Meet the candidates for Wisconsin Assembly seat 76, the isthmus’ representation in the state Legislature
MADISON, Wis. — It’s a crowded field for one Madison Assembly seat that’s up for grabs this year.
With Democratic Rep. Chris Taylor moving on to the circuit court, there are seven Democrats hoping to take her spot representing the isthmus at the capitol: Heather Driscoll, a community advocate and activist; Dewey Bredeson, the owner of a real estate company; Tyrone Cratic Williams, a police officer; Francesca Hong, a small business owner and activist; Nicki Vander Meulen, a lawyer and member of the Madison Metropolitan School Board; Marsha Rummel, a Madison alderperson; and Ali Maresh, a mental health advocate.
Driscoll said she sees climate change as something the state needs to take immediate action on. She also supports legalizing marijuana and expanding access to affordable healthcare.
“With healthcare people I loved died due to lack of adequate or affordable healthcare,” she said. “My dad died from gun suicide when I was two and a half years old due to a mental health crisis and easy access to firearms, and my aunt died from hemorrhaging from a miscarriage without health insurance.”

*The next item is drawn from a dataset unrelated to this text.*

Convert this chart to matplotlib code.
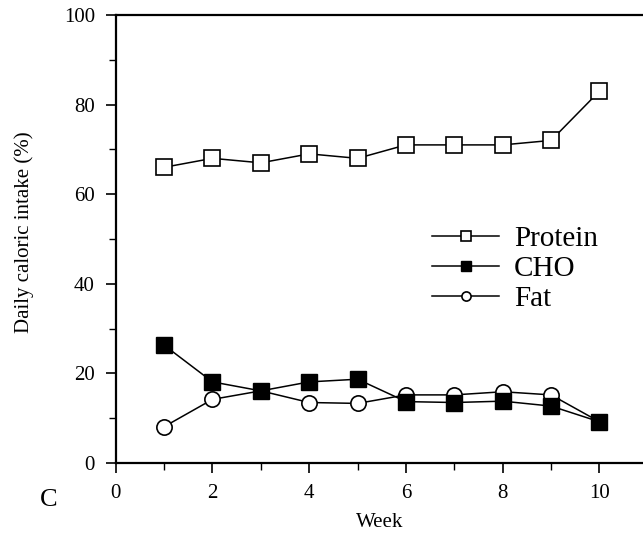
import matplotlib.pyplot as plt
from matplotlib.ticker import MultipleLocator

plt.rcParams['font.family'] = ['Liberation Serif', 'DejaVu Serif']

weeks = [1, 2, 3, 4, 5, 6, 7, 8, 9, 10]
protein = [66, 68, 67, 69, 68, 71, 71, 71, 72, 83]
cho = [26.3, 18.1, 16.1, 18.1, 18.7, 13.7, 13.5, 13.8, 12.7, 9.2]
fat = [8.1, 14.2, 16.1, 13.5, 13.3, 15.2, 15.2, 15.9, 15.2, 9.2]

fig = plt.figure(figsize=(6.43, 5.35), dpi=100)
ax = fig.add_axes([0.180, 0.1346, 0.82, 0.8374])

# Fat first so the filled CHO squares sit on top
ax.plot(weeks, fat, color='black', lw=1.1, marker='o', ms=11,
        mfc='white', mec='black', mew=1.2, label='Fat', zorder=3)
ax.plot(weeks, cho, color='black', lw=1.1, marker='s', ms=11.5,
        mfc='black', mec='black', label='CHO', zorder=4)
ax.plot(weeks, protein, color='black', lw=1.1, marker='s', ms=11.5,
        mfc='white', mec='black', mew=1.2, label='Protein', zorder=3)

ax.set_xlim(0, 10.9)
ax.set_ylim(0, 100)
ax.xaxis.set_major_locator(MultipleLocator(2))
ax.xaxis.set_minor_locator(MultipleLocator(1))
ax.yaxis.set_major_locator(MultipleLocator(20))
ax.yaxis.set_minor_locator(MultipleLocator(10))
ax.tick_params(which='major', direction='out', length=7, width=1.2, labelsize=15)
ax.tick_params(which='minor', direction='out', length=5, width=1.0)
ax.tick_params(axis='y', pad=8)
ax.tick_params(axis='x', pad=8)

ax.spines['right'].set_visible(False)
for s in ['left', 'bottom', 'top']:
    ax.spines[s].set_linewidth(1.6)

ax.set_xlabel('Week', fontsize=15, labelpad=7)
ax.set_ylabel('Daily caloric intake (%)', fontsize=15)
ax.yaxis.set_label_coords(-0.155, 0.515)

handles, labels = ax.get_legend_handles_labels()
order = [2, 1, 0]
ax.legend([handles[i] for i in order], [labels[i] for i in order],
          loc='center left', bbox_to_anchor=(0.60, 0.433), frameon=False,
          fontsize=21, markerscale=0.6, handlelength=2.3, handletextpad=0.5,
          labelspacing=0.12, borderpad=0, borderaxespad=0)

fig.text(0.062, 0.055, 'C', fontsize=19)

fig.savefig('out.png', dpi=100)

Williams said his position and experience as a Black, male police officer puts him in a unique position when talking criminal justice reform with other legislators.
“I’m calling to really reform and redefine what it really is that the role of the officer should be,” he said.
Williams also said he brings experience being a workforce development and financial literacy expert.
Hong runs a restaurant that had to shut down during the coronavirus, and she said the state government needs to be able to control the virus and response to lessen the blow to small businesses. She also wants to legalize cannabis, which she said would help with tax revenue shortfalls from the coronavirus. As an activist, she also wants to see incremental reform and eventual abolition of the police.
“It starts with reform, but it really needs to be pushed toward abolition,” she said. “And we have to look at social services, funding jobs funding mental health services for communities to start healing.”
Vander Meulen said she is set apart from her fellow candidates in that she is the only lawyer of the bunch. The MMSD school board member has voted to remove school resource officers, and she said she wants to bring equity to education and the workplace.
“I want to get rid of the sub minimum wage,” she said. “Currently we pay the disabled four cents an hour because we’re exempt from the Fair Wage Labor Act.”
If elected, Vander Meulen said she would be the first openly autistic to serve in the state Legislature.
Maresh said she got in the race to improve the mental health of people in the community. She said she considers herself a progressive who wants to work with Republicans to bring about change, including establishing mental health supports for the years following the coronavirus pandemic.
“We talk about emotional pain and stress,” she said. “We’re all feeling that, and we have to think about the long-term implications of living during this time period and that we’re going to need some additional support.”
Bredeson and Rummel did not return a request for comment.
The primary for this seat is Aug. 11. The winner will go on to face Republican Patrick Hull in November.